START Available data

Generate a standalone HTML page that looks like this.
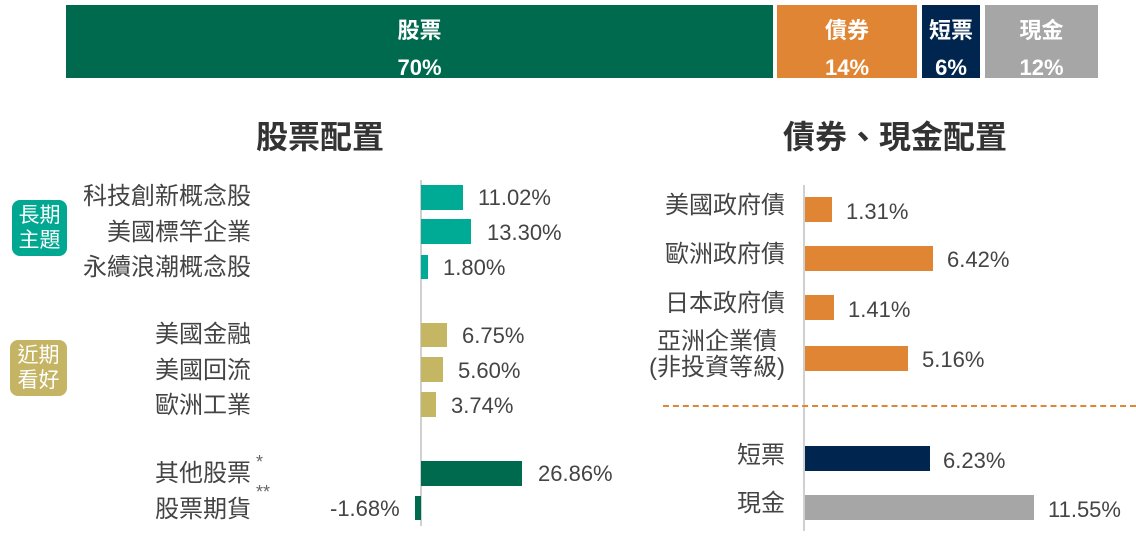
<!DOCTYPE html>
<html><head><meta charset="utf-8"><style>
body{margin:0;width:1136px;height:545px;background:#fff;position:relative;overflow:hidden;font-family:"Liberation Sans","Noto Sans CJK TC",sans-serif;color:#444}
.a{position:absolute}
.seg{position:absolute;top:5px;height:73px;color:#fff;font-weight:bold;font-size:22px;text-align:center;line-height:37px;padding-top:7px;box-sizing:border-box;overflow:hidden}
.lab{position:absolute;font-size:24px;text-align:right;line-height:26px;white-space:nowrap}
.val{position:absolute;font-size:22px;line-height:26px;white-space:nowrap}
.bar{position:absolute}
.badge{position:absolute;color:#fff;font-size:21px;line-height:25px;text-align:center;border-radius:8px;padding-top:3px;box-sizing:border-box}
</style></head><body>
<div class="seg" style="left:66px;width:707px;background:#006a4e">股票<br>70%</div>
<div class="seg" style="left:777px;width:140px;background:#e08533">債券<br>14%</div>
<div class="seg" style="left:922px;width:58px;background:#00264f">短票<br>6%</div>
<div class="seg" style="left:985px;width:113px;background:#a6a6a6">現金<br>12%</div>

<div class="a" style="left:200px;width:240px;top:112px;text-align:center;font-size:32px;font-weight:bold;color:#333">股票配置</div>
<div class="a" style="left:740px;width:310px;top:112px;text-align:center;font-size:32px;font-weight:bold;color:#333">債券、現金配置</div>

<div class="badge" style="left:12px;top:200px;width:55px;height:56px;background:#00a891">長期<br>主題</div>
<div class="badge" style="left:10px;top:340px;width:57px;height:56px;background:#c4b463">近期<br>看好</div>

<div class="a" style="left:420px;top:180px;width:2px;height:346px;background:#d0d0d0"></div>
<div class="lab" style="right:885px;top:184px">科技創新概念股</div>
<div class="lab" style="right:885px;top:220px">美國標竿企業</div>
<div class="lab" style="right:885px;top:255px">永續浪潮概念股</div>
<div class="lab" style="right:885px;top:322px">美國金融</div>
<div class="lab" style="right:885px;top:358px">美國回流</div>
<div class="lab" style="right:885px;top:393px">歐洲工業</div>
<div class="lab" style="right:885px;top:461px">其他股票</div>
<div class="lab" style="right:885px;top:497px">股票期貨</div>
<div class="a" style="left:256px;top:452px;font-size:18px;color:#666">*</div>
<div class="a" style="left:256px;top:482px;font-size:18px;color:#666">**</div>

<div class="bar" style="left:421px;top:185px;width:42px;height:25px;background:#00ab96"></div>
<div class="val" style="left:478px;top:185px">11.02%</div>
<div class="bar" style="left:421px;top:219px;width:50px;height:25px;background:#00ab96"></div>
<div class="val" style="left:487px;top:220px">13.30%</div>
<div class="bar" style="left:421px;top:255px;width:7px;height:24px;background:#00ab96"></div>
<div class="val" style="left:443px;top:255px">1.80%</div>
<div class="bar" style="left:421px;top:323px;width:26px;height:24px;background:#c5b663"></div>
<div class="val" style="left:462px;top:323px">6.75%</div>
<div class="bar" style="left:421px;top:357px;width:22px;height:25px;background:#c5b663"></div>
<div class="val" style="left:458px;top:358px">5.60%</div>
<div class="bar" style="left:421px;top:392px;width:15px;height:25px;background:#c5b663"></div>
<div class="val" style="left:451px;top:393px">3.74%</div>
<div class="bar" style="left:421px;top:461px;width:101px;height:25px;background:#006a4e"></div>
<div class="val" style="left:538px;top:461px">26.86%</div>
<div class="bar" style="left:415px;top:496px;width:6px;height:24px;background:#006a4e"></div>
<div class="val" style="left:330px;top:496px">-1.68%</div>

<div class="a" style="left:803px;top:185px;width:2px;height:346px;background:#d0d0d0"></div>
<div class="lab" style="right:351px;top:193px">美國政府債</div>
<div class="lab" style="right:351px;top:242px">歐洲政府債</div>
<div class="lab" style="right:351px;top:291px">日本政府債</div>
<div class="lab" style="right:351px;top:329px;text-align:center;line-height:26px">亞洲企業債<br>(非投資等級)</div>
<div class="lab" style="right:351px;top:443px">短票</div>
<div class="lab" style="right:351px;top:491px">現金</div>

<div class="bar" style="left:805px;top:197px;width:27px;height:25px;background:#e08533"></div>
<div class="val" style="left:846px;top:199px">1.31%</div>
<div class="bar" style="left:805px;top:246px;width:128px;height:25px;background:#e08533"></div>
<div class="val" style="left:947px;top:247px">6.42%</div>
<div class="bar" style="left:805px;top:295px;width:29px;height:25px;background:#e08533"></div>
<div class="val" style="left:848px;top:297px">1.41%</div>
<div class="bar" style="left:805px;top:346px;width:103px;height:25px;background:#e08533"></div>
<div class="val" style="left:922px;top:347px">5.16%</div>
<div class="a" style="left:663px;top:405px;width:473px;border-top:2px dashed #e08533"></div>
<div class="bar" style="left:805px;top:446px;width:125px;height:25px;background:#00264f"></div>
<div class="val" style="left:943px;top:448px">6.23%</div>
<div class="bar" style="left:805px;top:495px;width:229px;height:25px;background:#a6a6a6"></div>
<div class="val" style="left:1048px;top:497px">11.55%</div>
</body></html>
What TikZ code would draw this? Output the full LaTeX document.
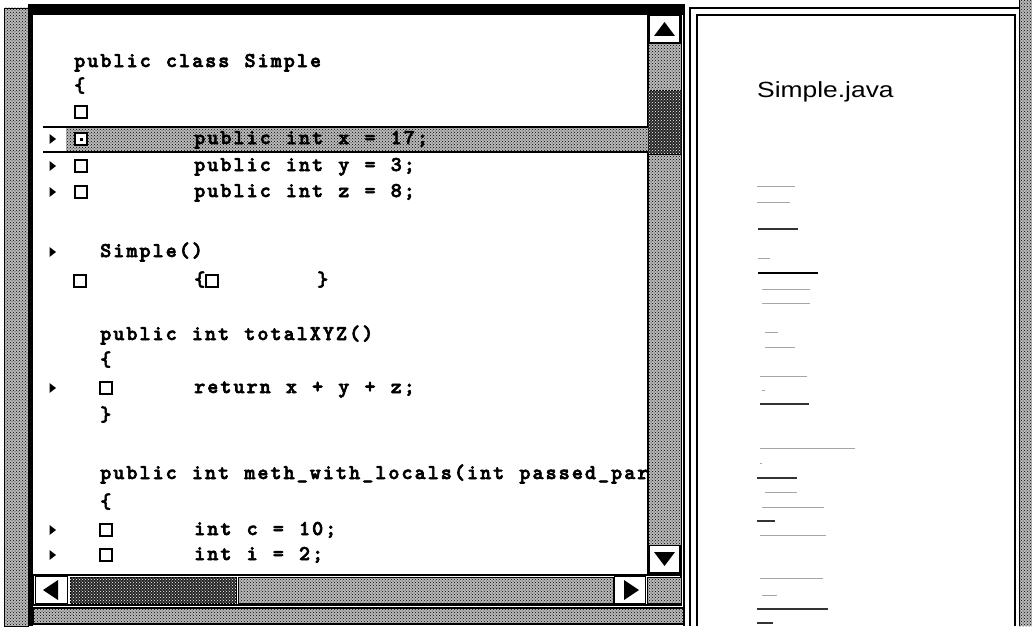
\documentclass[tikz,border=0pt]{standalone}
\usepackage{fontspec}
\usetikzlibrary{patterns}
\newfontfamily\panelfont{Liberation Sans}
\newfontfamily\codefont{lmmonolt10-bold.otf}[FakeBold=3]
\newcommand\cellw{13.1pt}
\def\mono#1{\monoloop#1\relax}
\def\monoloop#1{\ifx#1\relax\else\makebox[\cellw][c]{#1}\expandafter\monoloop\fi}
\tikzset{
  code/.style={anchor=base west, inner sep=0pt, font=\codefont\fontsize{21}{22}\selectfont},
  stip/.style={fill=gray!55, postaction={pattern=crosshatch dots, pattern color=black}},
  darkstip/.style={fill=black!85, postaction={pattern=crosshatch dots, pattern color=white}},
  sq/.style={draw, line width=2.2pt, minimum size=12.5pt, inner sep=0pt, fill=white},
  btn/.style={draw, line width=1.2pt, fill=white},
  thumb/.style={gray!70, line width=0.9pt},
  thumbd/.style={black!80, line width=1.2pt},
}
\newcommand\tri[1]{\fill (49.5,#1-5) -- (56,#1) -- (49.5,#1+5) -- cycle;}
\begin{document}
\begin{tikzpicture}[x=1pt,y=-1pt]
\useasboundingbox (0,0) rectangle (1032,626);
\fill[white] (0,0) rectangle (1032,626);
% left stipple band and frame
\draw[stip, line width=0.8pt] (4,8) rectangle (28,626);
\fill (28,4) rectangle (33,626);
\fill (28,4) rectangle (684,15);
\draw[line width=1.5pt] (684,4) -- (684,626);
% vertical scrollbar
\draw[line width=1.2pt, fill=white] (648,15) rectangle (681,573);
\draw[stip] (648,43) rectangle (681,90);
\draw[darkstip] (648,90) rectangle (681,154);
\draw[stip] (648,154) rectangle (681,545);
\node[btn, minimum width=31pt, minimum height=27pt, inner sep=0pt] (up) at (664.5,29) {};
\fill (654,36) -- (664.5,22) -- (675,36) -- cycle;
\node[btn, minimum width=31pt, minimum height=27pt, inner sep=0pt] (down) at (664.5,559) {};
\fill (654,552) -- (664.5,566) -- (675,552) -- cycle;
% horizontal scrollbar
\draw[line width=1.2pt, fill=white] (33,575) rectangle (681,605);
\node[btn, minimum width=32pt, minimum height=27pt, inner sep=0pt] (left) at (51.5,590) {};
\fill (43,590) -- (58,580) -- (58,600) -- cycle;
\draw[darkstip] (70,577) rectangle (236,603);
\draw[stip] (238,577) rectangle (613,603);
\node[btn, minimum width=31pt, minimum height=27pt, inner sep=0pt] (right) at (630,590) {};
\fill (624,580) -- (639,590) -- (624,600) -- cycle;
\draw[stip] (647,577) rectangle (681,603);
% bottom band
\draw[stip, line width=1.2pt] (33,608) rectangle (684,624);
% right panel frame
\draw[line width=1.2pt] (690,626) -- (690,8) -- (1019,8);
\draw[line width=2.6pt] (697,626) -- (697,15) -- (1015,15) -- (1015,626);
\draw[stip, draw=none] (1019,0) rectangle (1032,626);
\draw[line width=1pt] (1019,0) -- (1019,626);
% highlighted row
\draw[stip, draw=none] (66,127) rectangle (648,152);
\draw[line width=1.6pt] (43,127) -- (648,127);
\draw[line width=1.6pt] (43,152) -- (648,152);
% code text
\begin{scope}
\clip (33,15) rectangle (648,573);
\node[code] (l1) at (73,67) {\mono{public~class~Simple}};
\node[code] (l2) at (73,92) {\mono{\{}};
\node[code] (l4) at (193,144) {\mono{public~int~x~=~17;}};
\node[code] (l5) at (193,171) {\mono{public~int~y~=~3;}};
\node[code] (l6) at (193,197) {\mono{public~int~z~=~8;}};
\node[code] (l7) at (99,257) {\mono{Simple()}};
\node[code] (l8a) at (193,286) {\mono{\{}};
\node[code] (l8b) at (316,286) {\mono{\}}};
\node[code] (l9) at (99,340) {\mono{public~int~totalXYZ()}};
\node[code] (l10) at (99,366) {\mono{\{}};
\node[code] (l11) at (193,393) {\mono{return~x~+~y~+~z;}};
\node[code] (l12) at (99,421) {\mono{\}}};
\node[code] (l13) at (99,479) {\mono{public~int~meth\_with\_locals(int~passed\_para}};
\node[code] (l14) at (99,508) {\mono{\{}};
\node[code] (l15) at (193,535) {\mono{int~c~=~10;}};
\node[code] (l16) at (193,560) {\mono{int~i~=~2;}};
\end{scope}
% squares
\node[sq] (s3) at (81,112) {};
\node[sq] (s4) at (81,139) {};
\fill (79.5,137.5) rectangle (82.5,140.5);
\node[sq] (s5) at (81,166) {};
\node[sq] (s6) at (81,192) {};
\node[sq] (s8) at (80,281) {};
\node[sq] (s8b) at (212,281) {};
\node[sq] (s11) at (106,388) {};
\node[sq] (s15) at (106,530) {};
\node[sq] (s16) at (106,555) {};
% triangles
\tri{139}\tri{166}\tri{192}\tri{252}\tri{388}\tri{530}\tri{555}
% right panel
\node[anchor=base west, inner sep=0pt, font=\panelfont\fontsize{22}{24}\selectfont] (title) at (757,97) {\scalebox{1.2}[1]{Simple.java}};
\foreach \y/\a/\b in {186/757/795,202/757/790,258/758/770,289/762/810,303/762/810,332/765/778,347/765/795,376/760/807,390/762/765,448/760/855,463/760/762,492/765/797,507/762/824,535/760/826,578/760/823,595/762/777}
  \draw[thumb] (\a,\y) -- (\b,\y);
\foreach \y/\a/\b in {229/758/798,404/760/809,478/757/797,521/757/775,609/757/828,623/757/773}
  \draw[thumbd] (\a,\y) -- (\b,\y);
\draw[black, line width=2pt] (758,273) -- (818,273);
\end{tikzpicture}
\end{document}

END Available data

== Work instructions ==
Tally the lines of the listing that include "standalone". Reply with nothing but the count.

== Result ==
2